Il n'y a jamais eu de volonté de cacher quoi que ce soit, si ce n'est dans l'esprit de certaines personnes pour qui avoir un patrimoine propre est forcément suspect. Cacher quoi ? Une goélette de 3 mâts immatriculée au Maroc et visible tous les étés sur la côte de Mdiq dans le nord du Maroc où de nombreux Marocains passent leurs vacances d'été. Un bien immobilier inscrit au cadastre de Paris et dont le bénéficiaire et le schéma de détention ont été partagés avec le fisc français depuis le premier jour ? Pensez-vous réellement qu'une personne qui cherche à dissimuler opère de cette façon vis-à-vis des autorités ? Toutes les informations sur ces biens et leur propriétaire figurent sur des registres publics.

Bien au contraire, ceci démontre une chose, c'est que le patrimoine du roi du Maroc est géré de la façon la plus exemplaire et transparente qui soit. Toutes ces opérations sont faites dans le plus profond respect de la loi, que ce soit au Maroc ou ailleurs.

Si elles ne sont pas toujours illégales, les sociétés offshore sont désormais assimilées à des structures pour dissimuler une fraude fiscale. Que répondez-vous quant à la légalité des structures évoquées par Le Monde, la transparence de leurs opérations et leur respect de la réglementation marocaine en la matière ?

Attention à ne pas tomber dans l'amalgame ! Tout ce qui est offshore n'est pas illégal. La plupart des structures offshores sont créées à des fins licites, avec des motivations qui vont de l'organisation d'un patrimoine ou d'une succession, la structuration d'un groupe, la recherche d'une certaine discrétion dans la gestion de son patrimoine, l'optimisation fiscale, etc. Rien n'interdit d'y avoir recours sur le plan du droit ou de la réglementation fiscale tant que vous poursuivez des objectifs licites. Pour preuve, le nombre et la variété d'utilisateurs qui vont du retraité à la grande fortune, des fonds d'investissement à des multinationales qui ont pignon sur rue pour des motivations diverses et variées sans aucune connotation frauduleuse.

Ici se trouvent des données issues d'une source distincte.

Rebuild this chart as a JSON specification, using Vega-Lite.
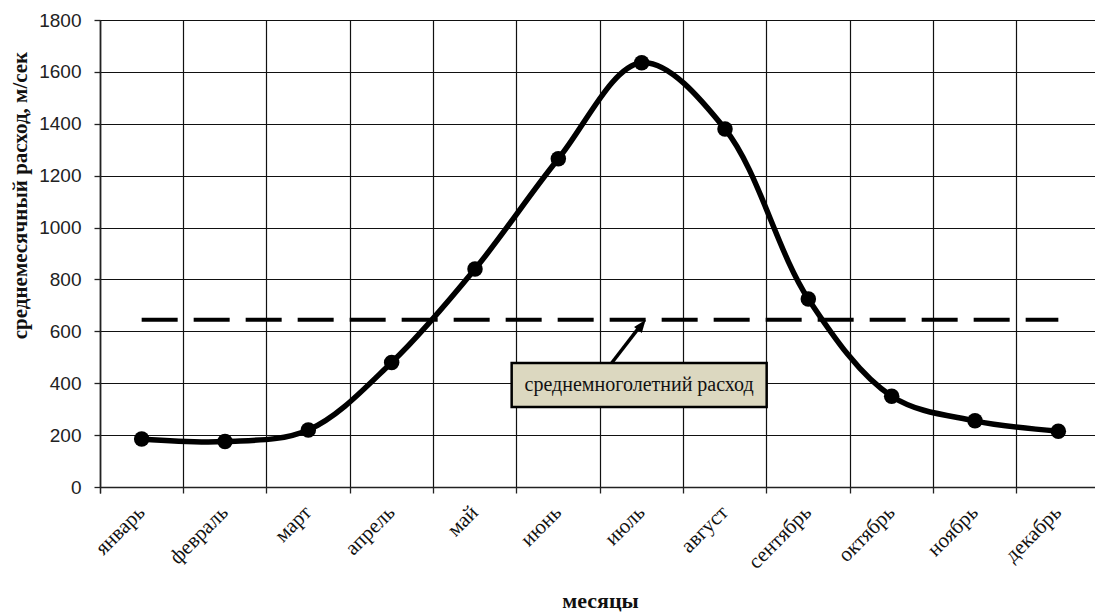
{
  "$schema": "https://vega.github.io/schema/vega-lite/v6.json",
  "width": 1000,
  "height": 467,
  "autosize": {"type": "none"},
  "padding": {"left": 100, "top": 20, "right": 0, "bottom": 126},
  "background": "white",
  "config": {
    "view": {"stroke": null},
    "axis": {"gridColor": "#111", "gridOpacity": 1, "gridWidth": 1.2, "domainColor": "#222", "domainWidth": 1.5, "tickColor": "#222", "tickWidth": 1.3}
  },
  "datasets": {
    "flow": [
      {"month": "январь", "q": 185},
      {"month": "февраль", "q": 175},
      {"month": "март", "q": 220},
      {"month": "апрель", "q": 480},
      {"month": "май", "q": 840},
      {"month": "июнь", "q": 1265},
      {"month": "июль", "q": 1635},
      {"month": "август", "q": 1380},
      {"month": "сентябрь", "q": 725},
      {"month": "октябрь", "q": 350},
      {"month": "ноябрь", "q": 255},
      {"month": "декабрь", "q": 215}
    ],
    "mean": [
      {"month": "январь", "q": 645},
      {"month": "декабрь", "q": 645}
    ]
  },
  "resolve": {"scale": {"x": "independent"}, "axis": {"x": "independent"}},
  "layer": [
    {
      "layer": [
        {
          "data": {"name": "flow"},
          "mark": {"type": "line", "interpolate": "catmull-rom", "color": "black", "strokeWidth": 5.5},
          "encoding": {
            "x": {
              "field": "month", "type": "nominal", "sort": null,
              "scale": {"type": "band", "paddingInner": 0, "paddingOuter": 0},
              "axis": {
                "title": "месяцы", "bandPosition": 0, "grid": true, "tickExtra": true,
                "labelAngle": -45, "labelAlign": "right", "labelBaseline": "middle",
                "labelFont": "Liberation Serif", "labelFontSize": 21, "labelColor": "#111", "labelPadding": 16,
                "tickSize": 6,
                "titleFont": "Liberation Serif", "titleFontSize": 22, "titleFontWeight": "bold", "titleColor": "#111",
                "titleY": 120, "titleBaseline": "alphabetic"
              }
            },
            "y": {
              "field": "q", "type": "quantitative",
              "scale": {"domain": [0, 1800], "nice": false},
              "axis": {
                "title": "среднемесячный расход, м/сек", "values": [0, 200, 400, 600, 800, 1000, 1200, 1400, 1600, 1800], "format": "d",
                "grid": true, "labelFont": "Liberation Sans", "labelFontSize": 19, "labelColor": "#222", "labelPadding": 13, "tickSize": 6,
                "titleFont": "Liberation Serif", "titleFontSize": 21, "titleFontWeight": "bold", "titleColor": "#111",
                "titleX": -74, "titleY": 175, "titleAlign": "center", "titleBaseline": "alphabetic", "titleAngle": -90
              }
            }
          }
        },
        {
          "data": {"name": "flow"},
          "mark": {"type": "point", "filled": true, "color": "black", "opacity": 1, "size": 240},
          "encoding": {
            "x": {"field": "month", "type": "nominal", "sort": null},
            "y": {"field": "q", "type": "quantitative"}
          }
        },
        {
          "data": {"name": "mean"},
          "mark": {"type": "line", "color": "black", "strokeWidth": 4, "strokeDash": [36, 16]},
          "encoding": {
            "x": {"field": "month", "type": "nominal", "sort": null},
            "y": {"field": "q", "type": "quantitative"}
          }
        }
      ]
    },
    {
      "data": {"values": [{"label": "среднемноголетний расход"}]},
      "layer": [
        {
          "mark": {"type": "rule", "color": "black", "strokeWidth": 3.5},
          "encoding": {
            "x": {"datum": 6.14, "type": "quantitative", "scale": {"domain": [0, 12], "nice": false, "zero": false}, "axis": null},
            "y": {"datum": 478, "type": "quantitative"},
            "x2": {"datum": 6.47},
            "y2": {"datum": 615}
          }
        },
        {
          "mark": {"type": "point", "shape": "M0,-1L0.6,0.6L-0.6,0.6Z", "filled": true, "color": "black", "opacity": 1, "size": 260, "angle": 37},
          "encoding": {
            "x": {"datum": 6.49, "type": "quantitative"},
            "y": {"datum": 620, "type": "quantitative"}
          }
        },
        {
          "mark": {"type": "rect", "fill": "#dcd8c0", "stroke": "black", "strokeWidth": 2.5},
          "encoding": {
            "x": {"datum": 4.94, "type": "quantitative"},
            "x2": {"datum": 8.0},
            "y": {"datum": 308, "type": "quantitative"},
            "y2": {"datum": 478}
          }
        },
        {
          "mark": {"type": "text", "font": "Liberation Serif", "fontSize": 20, "color": "#111"},
          "encoding": {
            "x": {"datum": 6.47, "type": "quantitative"},
            "y": {"datum": 393, "type": "quantitative"},
            "text": {"field": "label"}
          }
        }
      ]
    }
  ]
}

Si l'évocation de Panama fait fantasmer, je vous rappelle que l'État du Delaware aux États-Unis reste un paradis fiscal qui abrite également des structures offshore au même titre que d'autres places étrangères. Le problème vient en réalité du fait que l'utilisation de véhicules offshore a été dévoyée par des fraudeurs qui y ont recours pour des opérations illicites ou pour dissimuler des revenus au fisc de leur pays. Je comprends que ces personnes soient dénoncées pour les actes répréhensibles qu'elles commettent. Pas les autres ! Ce qui est scandaleux, c'est que certains cherchent à créer la confusion en mettant tout le monde dans le même sac pour faire du sensationnel.
Le roi du Maroc jouit-il de privilèges fiscaux pour son patrimoine au Maroc ?

La Holding Royale Siger, sa filiale la SNI et l'intégralité des sociétés du groupe, dont plusieurs sont cotées, sont depuis toujours des opérateurs, comme les autres, sujets à l'impôt à l'instar des autres sociétés et régulièrement contrôlés par le fisc marocain. Rares sont les sociétés qui opèrent avec ce niveau de transparence et de rigueur.

Peut-on dire qu'il y a désormais un avant-Panama Papers et un après ? Si oui, pourquoi ?

Pour les fraudeurs, c'est certain. La tendance de fond est à un contrôle plus lourd de l'identité des bénéficiaires de telles structures et des opérations sous-jacentes pour s'assurer qu'elles n'ont rien de condamnable. Les mailles du filet vont donc se resserrer sur les tricheurs. Pour les autres, le recours à des sociétés de ce type, tant qu'elles existeront, demeurera un outil d'organisation parfaitement légal.